Even my new phone isn’t the top selling gadget (a Samsung Galaxy SIII), because I don’t use it as much as I use to. Back a handful of years ago, the idea of sharing and having someone care what I said and did was so exciting. I would love to have that feeling back again, but I think it’s become so diluted with sameness that everyone is just mulling around like zombies, going about their regular business. I even use to get excited about my blog posts. *sigh*

The best Tweet I heard about writing last week was,

Write the next book and stop focusing on social media so much.

Amen to that. And lastly, for motivation to get the heck away from the computer for a while is from our friend Anais Nin,

My ideas usually come not at my desk writing but in the midst of living.

Now, I’ll go share my quotes online and get back to doing stuff.

Monday, July 8, 2013

Writing and the last of the Summer Whine

The weather app says it’s only 60+ degrees outside, but this flat gets so hot, it’s unbearable. It's so hot in this flat and it makes me incredibly grumpy. In Florida we have weather management systems. This "we don't have air conditioning because we don't need them for more than one day a year" motto is driving me crazy. It's too hot to sleep,  even with a fan. The air outside is hot and even when it cools down, I can’t open the windows to let the stuff air out because we don’t have screens to keep the bees out (they hang out by the computer room window, waiting for me to invite them in) or the cat out (he’s equally waiting for such opportunities.)

So, with that said, I’m just not in the greatest of moods. Usually I’m excited for Monday to start up because I can get work done, maybe get a couple of teaching gigs set up for the week, and so on. Today, I’m just tired, hot, and grouchy. I even tried to get caught up on my Camp NaNoWriMo this morning only to have Microsoft Word give me the “not responding” crap and make me lose the three sentences I wrote.

I’m totally behind on NaNo because of work, and with this technology to fight with, I’m seriously considering getting a word processor like the Neo 2. Taking the netbook out has been okay, but fighting the “not responding” error messages, just wastes time. I try to get the programs to work, and then resort to Wordpad, just to type out something for the day.

I also use to really have grandiose ideas about posting to my blog, Tweeting, sharing photos, and such, but that isn’t really that important anymore either, sadly. I know most people don’t agree with me, but I feel such a decline in social networking that I’m starting to feel that most of it is pointless. I’d never get rid of the accounts all together, but here and there posts are about all that’s necessary each day.

So why not use a word processor instead of going through the task of using a netbook? I use to think the idea was really stupid, but now I really see how handy that would be. Of course I’d have to write and I think the ease and availability of it, instead of having to boot up the computer and force myself to sit and do the work while waiting for technology to catch up would be good. Of course I could handwrite things, which I do for notes and outlines, but the actually word count and productivity needs to be typed.
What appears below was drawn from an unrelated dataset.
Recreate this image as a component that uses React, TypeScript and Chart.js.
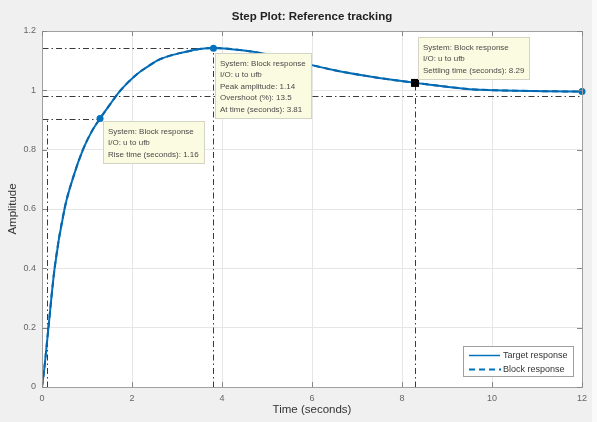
import React, { useEffect, useRef } from 'react';
import { Chart, registerables } from 'chart.js';

Chart.register(...registerables);

// ---- data ----
const timeSeconds = [0, 0.05, 0.13, 0.28, 0.5, 0.7, 0.91, 1.1, 1.29, 1.5, 1.69, 1.9, 2.13, 2.35, 2.58, 2.85, 3.14, 3.5, 3.81, 4.4, 5.0, 5.5, 6.0, 6.5, 7.15, 7.7, 8.26, 9.0, 9.6, 10.5, 11.2, 12];
const targetResponse = [0, 0.06, 0.18, 0.4, 0.6, 0.71, 0.8, 0.86, 0.905, 0.95, 0.99, 1.025, 1.057, 1.08, 1.102, 1.117, 1.128, 1.139, 1.143, 1.136, 1.122, 1.105, 1.085, 1.068, 1.05, 1.037, 1.026, 1.012, 1.003, 0.999, 0.997, 0.996];
const blockResponse = [0, 0.06, 0.18, 0.4, 0.6, 0.71, 0.8, 0.86, 0.905, 0.95, 0.99, 1.025, 1.057, 1.08, 1.102, 1.117, 1.128, 1.139, 1.143, 1.136, 1.122, 1.105, 1.085, 1.068, 1.05, 1.037, 1.026, 1.012, 1.003, 0.999, 0.997, 0.996];
const seriesNames = ['Target response', 'Block response'];

const xMin = 0, xMax = 12, xStep = 2;
const yMin = 0, yMax = 1.2, yStep = 0.2;

const riseStartTime = 0.1;
const riseEndTime = 1.29;
const riseLevel = 0.905;
const peakTime = 3.81;
const peakAmplitude = 1.142;
const settleTime = 8.29;
const settleAmplitude = 1.025;
const settleBand = 0.98;
const finalTime = 12;
const finalAmplitude = 0.996;

const riseTip = ['System: Block response', 'I/O: u to ufb', 'Rise time (seconds): 1.16'];
const peakTip = ['System: Block response', 'I/O: u to ufb', 'Peak amplitude: 1.14', 'Overshoot (%): 13.5', 'At time (seconds): 3.81'];
const settleTip = ['System: Block response', 'I/O: u to ufb', 'Settling time (seconds): 8.29'];

const titleText = 'Step Plot: Reference tracking';
const xTitle = 'Time (seconds)';
const yTitle = 'Amplitude';

const FONT = '"Liberation Sans", Arial, Helvetica, sans-serif';
const BLUE = '#0072BD';

const overlayPlugin = {
  id: 'overlay',
  beforeDraw(chart: any) {
    const { ctx, chartArea: a, width, height } = chart;
    ctx.save();
    ctx.fillStyle = '#f0f0f0';
    ctx.fillRect(0, 0, width, height);
    ctx.fillStyle = '#fafafa';
    ctx.fillRect(592, 0, width - 592, height);
    ctx.fillStyle = '#ffffff';
    ctx.fillRect(a.left, a.top, a.right - a.left, a.bottom - a.top);
    ctx.restore();
  },
  beforeDatasetsDraw(chart: any) {
    const { ctx } = chart;
    const xs = chart.scales.x, ys = chart.scales.y;
    const X = (v: number) => xs.getPixelForValue(v);
    const Y = (v: number) => ys.getPixelForValue(v);
    ctx.save();
    ctx.strokeStyle = '#3a3a3a';
    ctx.lineWidth = 1;
    ctx.setLineDash([6, 3, 1.5, 3]);
    const seg = (x1: number, y1: number, x2: number, y2: number) => {
      ctx.beginPath();
      ctx.moveTo(Math.round(x1) + 0.5, Math.round(y1) + 0.5);
      ctx.lineTo(Math.round(x2) + 0.5, Math.round(y2) + 0.5);
      ctx.stroke();
    };
    seg(X(xMin), Y(riseLevel), X(riseEndTime), Y(riseLevel));
    seg(X(riseStartTime), Y(yMin), X(riseStartTime), Y(riseLevel));
    seg(X(xMin), Y(peakAmplitude), X(peakTime), Y(peakAmplitude));
    seg(X(peakTime), Y(yMin), X(peakTime), Y(peakAmplitude));
    seg(X(xMin), Y(settleBand), X(xMax), Y(settleBand));
    seg(X(settleTime), Y(yMin), X(settleTime), Y(settleAmplitude));
    ctx.restore();
  },
  afterDatasetsDraw(chart: any) {
    const { ctx, chartArea: a } = chart;
    const xs = chart.scales.x, ys = chart.scales.y;
    const X = (v: number) => xs.getPixelForValue(v);
    const Y = (v: number) => ys.getPixelForValue(v);
    ctx.save();

    const dot = (t: number, v: number) => {
      ctx.beginPath();
      ctx.fillStyle = BLUE;
      ctx.arc(X(t), Y(v), 3.5, 0, Math.PI * 2);
      ctx.fill();
    };
    dot(riseEndTime, riseLevel);
    dot(peakTime, peakAmplitude);
    dot(finalTime, finalAmplitude);
    ctx.fillStyle = '#000';
    ctx.fillRect(X(settleTime) - 4, Y(settleAmplitude) - 4, 8, 8);

    const tip = (lines: string[], bx: number, by: number) => {
      ctx.font = `8px ${FONT}`;
      let w = 0;
      lines.forEach((l) => { w = Math.max(w, ctx.measureText(l).width); });
      const bw = Math.round(w + 10);
      const bh = Math.round(10.5 + (lines.length - 1) * 11.5 + 8);
      ctx.fillStyle = '#fbfbe2';
      ctx.fillRect(bx, by, bw, bh);
      ctx.strokeStyle = '#d4d4c4';
      ctx.lineWidth = 1;
      ctx.strokeRect(bx + 0.5, by + 0.5, bw, bh);
      ctx.fillStyle = '#4a4a4a';
      ctx.textAlign = 'left';
      ctx.textBaseline = 'middle';
      lines.forEach((l, i) => ctx.fillText(l, bx + 5, by + 10.5 + i * 11.5));
      return bh;
    };
    tip(riseTip, Math.round(X(riseEndTime)) + 3, Math.round(Y(riseLevel)) + 2);
    tip(peakTip, Math.round(X(peakTime)) + 2, Math.round(Y(peakAmplitude)) + 5);
    tip(settleTip, Math.round(X(settleTime)) + 3, Math.round(Y(settleAmplitude)) - 46);

    ctx.strokeStyle = '#a0a0a0';
    ctx.lineWidth = 1;
    ctx.setLineDash([]);
    ctx.strokeRect(Math.round(a.left) + 0.5, Math.round(a.top) + 0.5, Math.round(a.right - a.left), Math.round(a.bottom - a.top));

    ctx.strokeStyle = '#888';
    const tl = 5;
    for (let t = xMin; t <= xMax + 1e-9; t += xStep) {
      const px = Math.round(X(t)) + 0.5;
      ctx.beginPath();
      ctx.moveTo(px, a.bottom); ctx.lineTo(px, a.bottom - tl);
      ctx.moveTo(px, a.top); ctx.lineTo(px, a.top + tl);
      ctx.stroke();
    }
    for (let v = yMin; v <= yMax + 1e-9; v += yStep) {
      const py = Math.round(Y(v)) + 0.5;
      ctx.beginPath();
      ctx.moveTo(a.left, py); ctx.lineTo(a.left + tl, py);
      ctx.moveTo(a.right, py); ctx.lineTo(a.right - tl, py);
      ctx.stroke();
    }

    const lx = 463, ly = 346, lw = 110, lh = 30;
    ctx.fillStyle = '#fff';
    ctx.fillRect(lx, ly, lw, lh);
    ctx.strokeStyle = '#a0a0a0';
    ctx.strokeRect(lx + 0.5, ly + 0.5, lw, lh);
    ctx.strokeStyle = BLUE;
    ctx.lineWidth = 1.5;
    ctx.beginPath(); ctx.moveTo(469, 355.5); ctx.lineTo(500, 355.5); ctx.stroke();
    ctx.lineWidth = 2;
    ctx.setLineDash([6, 4]);
    ctx.beginPath(); ctx.moveTo(469, 369.5); ctx.lineTo(501, 369.5); ctx.stroke();
    ctx.setLineDash([]);
    ctx.fillStyle = '#333';
    ctx.font = `9px ${FONT}`;
    ctx.textAlign = 'left';
    ctx.textBaseline = 'middle';
    ctx.fillText(seriesNames[0], 503, 355.5);
    ctx.fillText(seriesNames[1], 503, 369.5);

    ctx.fillStyle = '#222';
    ctx.textAlign = 'center';
    ctx.font = `bold 11.5px ${FONT}`;
    ctx.fillText(titleText, (a.left + a.right) / 2, 17);
    ctx.fillStyle = '#333';
    ctx.font = `11.5px ${FONT}`;
    ctx.fillText(xTitle, (a.left + a.right) / 2, 410);
    ctx.translate(13, (a.top + a.bottom) / 2);
    ctx.rotate(-Math.PI / 2);
    ctx.fillText(yTitle, 0, 0);
    ctx.restore();
  },
};

export default function App() {
  const canvasRef = useRef<HTMLCanvasElement | null>(null);

  useEffect(() => {
    const canvas = canvasRef.current;
    if (!canvas) return;
    const chart = new Chart(canvas, {
      type: 'line',
      data: {
        datasets: [
          {
            label: seriesNames[1],
            data: timeSeconds.map((t, i) => ({ x: t, y: blockResponse[i] })),
            borderColor: '#0a64aa',
            borderWidth: 2,
            borderDash: [6, 4],
            pointRadius: 0,
            cubicInterpolationMode: 'monotone',
            fill: false,
          },
          {
            label: seriesNames[0],
            data: timeSeconds.map((t, i) => ({ x: t, y: targetResponse[i] })),
            borderColor: BLUE,
            borderWidth: 2,
            pointRadius: 0,
            cubicInterpolationMode: 'monotone',
            fill: false,
          },
        ],
      },
      options: {
        responsive: false,
        animation: false,
        events: [],
        layout: { padding: { left: 12, right: 15, top: 31, bottom: 15 } },
        plugins: {
          legend: { display: false },
          tooltip: { enabled: false },
          title: { display: false },
        },
        scales: {
          x: {
            type: 'linear',
            min: xMin,
            max: xMax,
            border: { display: false },
            grid: { color: '#e6e6e6', drawTicks: false },
            ticks: {
              stepSize: xStep,
              padding: 6,
              color: '#666',
              font: { size: 9, family: FONT },
              maxRotation: 0,
            },
            afterFit: (s: any) => { s.height = 20; },
          },
          y: {
            type: 'linear',
            min: yMin,
            max: yMax,
            border: { display: false },
            grid: { color: '#e6e6e6', drawTicks: false },
            ticks: {
              stepSize: yStep,
              padding: 6,
              color: '#666',
              font: { size: 9, family: FONT },
              callback: (v: any) => String(Math.round(Number(v) * 10) / 10),
            },
            afterFit: (s: any) => { s.width = 30; },
          },
        },
      },
      plugins: [overlayPlugin],
    } as any);
    return () => chart.destroy();
  }, []);

  return (
    <div style={{ position: 'absolute', left: 0, top: 0, width: 597, height: 422 }}>
      <canvas ref={canvasRef} width={597} height={422} style={{ width: 597, height: 422, display: 'block' }} />
    </div>
  );
}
Now that school’s almost out, it’s time to get busy. Too bad Sims 3 Island Paradise and Animal Crossing have other plans for how I use my time. I get really bored in the daytime now if I’m not at school, and while writing is my hobby, and I have to get down what I can when I have to time, having the whole day to embrace entertainment outlets is just way too tempting for me.

I wonder if they have a support group for procrastinators.

If you need more motivation, like I do, my link for today is Why the First Draft is Usually Awful (And Why it's Ok). Notice that they used the same word processor photo that I did. Great mind, you know?